Она встала и отряхнула чёрную пыль со своих юбок. Позже Магда не пожалеет для неё метлы.
— Тогда мы снова их обрежем и подпилим.
Баллард тоже встал. Зажатая между ним и табуреткой, Луваен могла пересчитать швы на кожаной тунике и уловить запахи вечнозеленых растений и дыма на одежде. На его губах заиграла короткая улыбка.
— Я доволен. Примите мою благодарность, но в следующий раз мы подождём, пока я не поем. Я люблю горячую еду.
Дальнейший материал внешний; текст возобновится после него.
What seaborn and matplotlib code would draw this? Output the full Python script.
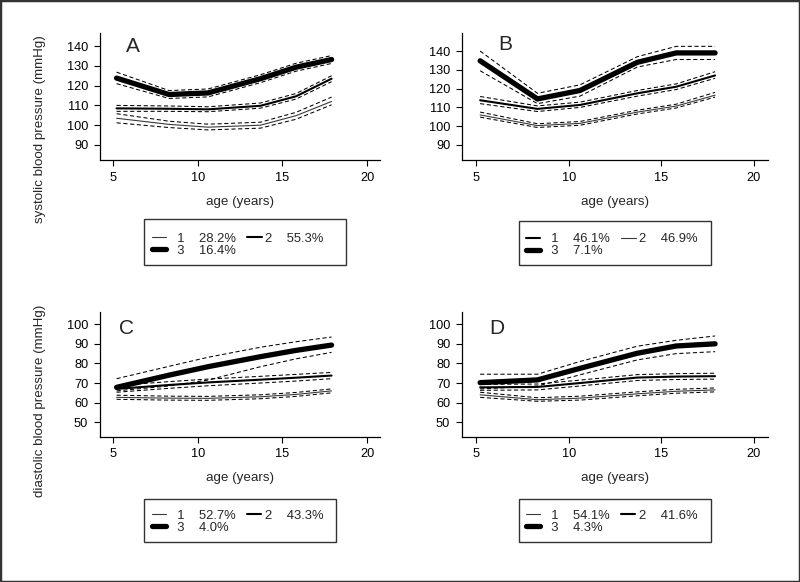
import matplotlib
matplotlib.use("Agg")
import matplotlib.pyplot as plt
from matplotlib.lines import Line2D
from matplotlib.patches import Rectangle
import seaborn as sns

sns.set_style("ticks")
plt.rcParams['font.family'] = ['Liberation Sans', 'DejaVu Sans']

# measurement waves (age in years)
ages = [5.2, 8.3, 10.6, 13.7, 15.8, 17.9]

# A: systolic, boys (class 1, 2, 3): estimate, lower, upper
a1 = [103.5, 100.4, 99.0, 100.0, 104.8, 112.0]
a1_lo = [101.2, 98.8, 97.6, 98.5, 103.0, 110.3]
a1_hi = [105.8, 102.0, 100.5, 101.5, 106.5, 114.2]
a2 = [108.5, 108.3, 108.0, 109.8, 114.6, 123.5]
a2_lo = [107.0, 107.0, 106.8, 108.6, 113.2, 122.0]
a2_hi = [110.0, 109.7, 109.3, 111.2, 116.0, 125.0]
a3 = [123.8, 115.5, 116.3, 123.5, 129.3, 133.2]
a3_lo = [121.0, 113.5, 114.3, 121.5, 127.3, 131.2]
a3_hi = [126.8, 117.5, 118.3, 125.5, 131.3, 135.2]

# B: systolic, girls
b1 = [113.8, 109.2, 111.3, 117.5, 121.0, 127.0]
b1_lo = [112.0, 107.8, 110.0, 116.0, 119.5, 125.5]
b1_hi = [115.8, 110.8, 112.8, 119.0, 122.5, 129.0]
b2 = [106.0, 100.3, 101.5, 107.5, 110.7, 116.5]
b2_lo = [104.8, 99.3, 100.5, 106.5, 109.7, 115.5]
b2_hi = [107.5, 101.3, 102.5, 108.5, 111.7, 118.0]
b3 = [134.8, 114.5, 119.0, 134.0, 139.0, 139.0]
b3_lo = [129.5, 112.0, 116.0, 131.5, 135.5, 135.5]
b3_hi = [140.0, 117.5, 122.0, 137.0, 142.5, 142.5]

# C: diastolic, boys
c1 = [62.7, 62.3, 62.2, 63.0, 64.2, 66.0]
c1_lo = [61.7, 61.3, 61.2, 62.0, 63.2, 65.0]
c1_hi = [63.8, 63.3, 63.2, 64.0, 65.2, 67.0]
c2 = [67.0, 69.0, 70.3, 71.7, 72.7, 73.8]
c2_lo = [65.3, 67.3, 68.6, 70.0, 71.0, 72.2]
c2_hi = [68.7, 70.7, 72.0, 73.4, 74.4, 75.4]
c3 = [67.8, 74.0, 78.3, 83.4, 86.6, 89.3]
c3_lo = [66.0, 68.5, 71.5, 78.3, 82.3, 85.6]
c3_hi = [72.2, 78.5, 83.1, 88.2, 91.0, 93.4]

# D: diastolic, girls
d1 = [64.0, 61.5, 62.3, 64.5, 65.8, 66.5]
d1_lo = [62.7, 60.7, 61.3, 63.5, 64.8, 65.5]
d1_hi = [65.3, 62.5, 63.3, 65.5, 66.8, 67.5]
d2 = [67.8, 68.0, 70.0, 72.8, 73.3, 73.5]
d2_lo = [66.3, 66.5, 68.5, 71.3, 71.8, 72.0]
d2_hi = [69.3, 69.5, 71.5, 74.3, 74.8, 75.0]
d3 = [70.2, 71.6, 77.5, 85.2, 88.9, 90.0]
d3_lo = [67.0, 68.5, 74.2, 81.8, 85.0, 86.0]
d3_hi = [74.5, 74.5, 81.0, 88.8, 91.8, 94.0]

class_pct_A = ["28.2%", "55.3%", "16.4%"]
class_pct_B = ["46.1%", "46.9%", "7.1%"]
class_pct_C = ["52.7%", "43.3%", "4.0%"]
class_pct_D = ["54.1%", "41.6%", "4.3%"]

sys_ticks = [90, 100, 110, 120, 130, 140]
dia_ticks = [50, 60, 70, 80, 90, 100]
age_ticks = [5, 10, 15, 20]

THIN, MED, THICK = 0.8, 1.5, 3.8
TICK_FS, LAB_FS, LEG_FS = 9.2, 9.6, 9.4

fig = plt.figure(figsize=(8, 5.82), dpi=100)

panels = [
    # letter, axes rect, ylim, yticks, series, widths, pct, letter pos,
    # legend box (x, y, w, h) and first legend row (handle x, centre y), pixels
    ("A", [0.125, 0.7251, 0.35, 0.2182], (82.4, 146.6), sys_ticks,
     [(a1, a1_lo, a1_hi), (a2, a2_lo, a2_hi), (a3, a3_lo, a3_hi)],
     [THIN, MED, THICK], class_pct_A, (133, 46), (144, 219, 202, 46), (152, 237)),
    ("B", [0.5775, 0.7251, 0.3825, 0.2182], (82.0, 149.6), sys_ticks,
     [(b1, b1_lo, b1_hi), (b2, b2_lo, b2_hi), (b3, b3_lo, b3_hi)],
     [MED, THIN, THICK], class_pct_B, (505, 44), (519, 221, 192, 44), (526, 237.5)),
    ("C", [0.125, 0.2497, 0.35, 0.2148], (42.7, 106.3), dia_ticks,
     [(c1, c1_lo, c1_hi), (c2, c2_lo, c2_hi), (c3, c3_lo, c3_hi)],
     [THIN, MED, THICK], class_pct_C, (127, 328), (144, 499, 192, 43), (152, 514)),
    ("D", [0.5775, 0.2497, 0.3825, 0.2148], (42.65, 106.4), dia_ticks,
     [(d1, d1_lo, d1_hi), (d2, d2_lo, d2_hi), (d3, d3_lo, d3_hi)],
     [THIN, MED, THICK], class_pct_D, (497, 328), (519, 499, 192, 43), (526, 514)),
]

W, H = 800, 582


def line_col(lw):
    return "#3a3a3a" if lw == THIN else "black"


for letter, rect, ylim, yticks, series, widths, pct, lpos, lbox, lrow in panels:
    ax = fig.add_axes(rect)
    for (est, lo, hi), lw in zip(series, widths):
        for bound in (lo, hi):
            sns.lineplot(x=ages, y=bound, ax=ax, color="black", lw=0.75,
                         linestyle=(0, (4, 2.5)), legend=False)
        sns.lineplot(x=ages, y=est, ax=ax, color=line_col(lw), lw=lw,
                     legend=False, solid_capstyle="round")
    ax.set_xlim(4.22, 20.76)
    ax.set_ylim(*ylim)
    ax.set_xticks(age_ticks)
    ax.set_yticks(yticks)
    ax.tick_params(axis="both", direction="out", length=4.5, width=0.8,
                   labelsize=TICK_FS, colors="black")
    ax.tick_params(axis="x", pad=4)
    ax.tick_params(axis="y", pad=4)
    sns.despine(ax=ax)
    for s in ("left", "bottom"):
        ax.spines[s].set_linewidth(0.9)
        ax.spines[s].set_color("black")
    ax.set_xlabel("age (years)", fontsize=LAB_FS, labelpad=8.5)
    ax.set_ylabel("")
    fig.text(lpos[0] / W, 1 - lpos[1] / H, letter, fontsize=15,
             ha="center", va="center")

    # legend box
    bx, by, bw, bh = lbox
    fig.patches.append(Rectangle((bx / W, 1 - (by + bh) / H), bw / W, bh / H,
                                 transform=fig.transFigure, fill=False,
                                 edgecolor="#333333", lw=1.0))
    handles = [
        Line2D([], [], color=line_col(widths[0]), lw=widths[0]),
        Line2D([], [], color="black", lw=THICK),
        Line2D([], [], color=line_col(widths[1]), lw=widths[1]),
    ]
    labels = ["  1    " + pct[0], "  3    " + pct[2], "2    " + pct[1]]
    fig.legend(handles, labels, loc="upper left",
               bbox_to_anchor=(lrow[0] / W, 1 - (lrow[1] - 4.5) / H),
               ncol=2, frameon=False, fontsize=LEG_FS, handlelength=1.1,
               handletextpad=0.25, columnspacing=0.9, labelspacing=0.0,
               borderpad=0, borderaxespad=0)

fig.text(40 / W, 1 - 129 / H, "systolic blood pressure (mmHg)", rotation=90,
         fontsize=LAB_FS, ha="center", va="center")
fig.text(40 / W, 1 - 401 / H, "diastolic blood pressure (mmHg)", rotation=90,
         fontsize=LAB_FS, ha="center", va="center")

fig.patches.append(Rectangle((0, 0), 1, 1, transform=fig.transFigure,
                             fill=False, edgecolor="#333333", lw=2.5))

fig.savefig("out.png", dpi=100)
Луваен приподняла подбородок и обошла вокруг табурета, чтобы увеличить расстояние между ними, прежде чем поддасться искушению протянуть руку и коснуться его челюсти, почувствовать движущиеся отметины на его коже.
— Никто никогда не умирал от того, что ел холодную курицу.
— Я позволю вам сказать это Магде после того, как она последний час подогревала для меня еду.
Она поморщилась. Магда, вероятно, убьёт её за то, что она так долго не пускала хозяина дома, а сама оказалась в ловушке на кухне, ожидая его.
— Тогда пошлите. Мне понадобится моя собственная вилка, чтобы отбиться от разъяренного повара.
ГЛАВА СЕДЬМАЯ
Они нашли Магду у очага, так энергично помешивающую содержимое котелка, что Луваен подумала, а действительно ли то, что варилось внутри, было мертвым. Экономка оглянулась через плечо:
— Если потребовалось так много времени, чтобы овладеть ею, то в следующий раз можешь взять еду с собой. У меня есть дела поважнее, чем охранять твою курицу, пока ты задираешь ей юбку.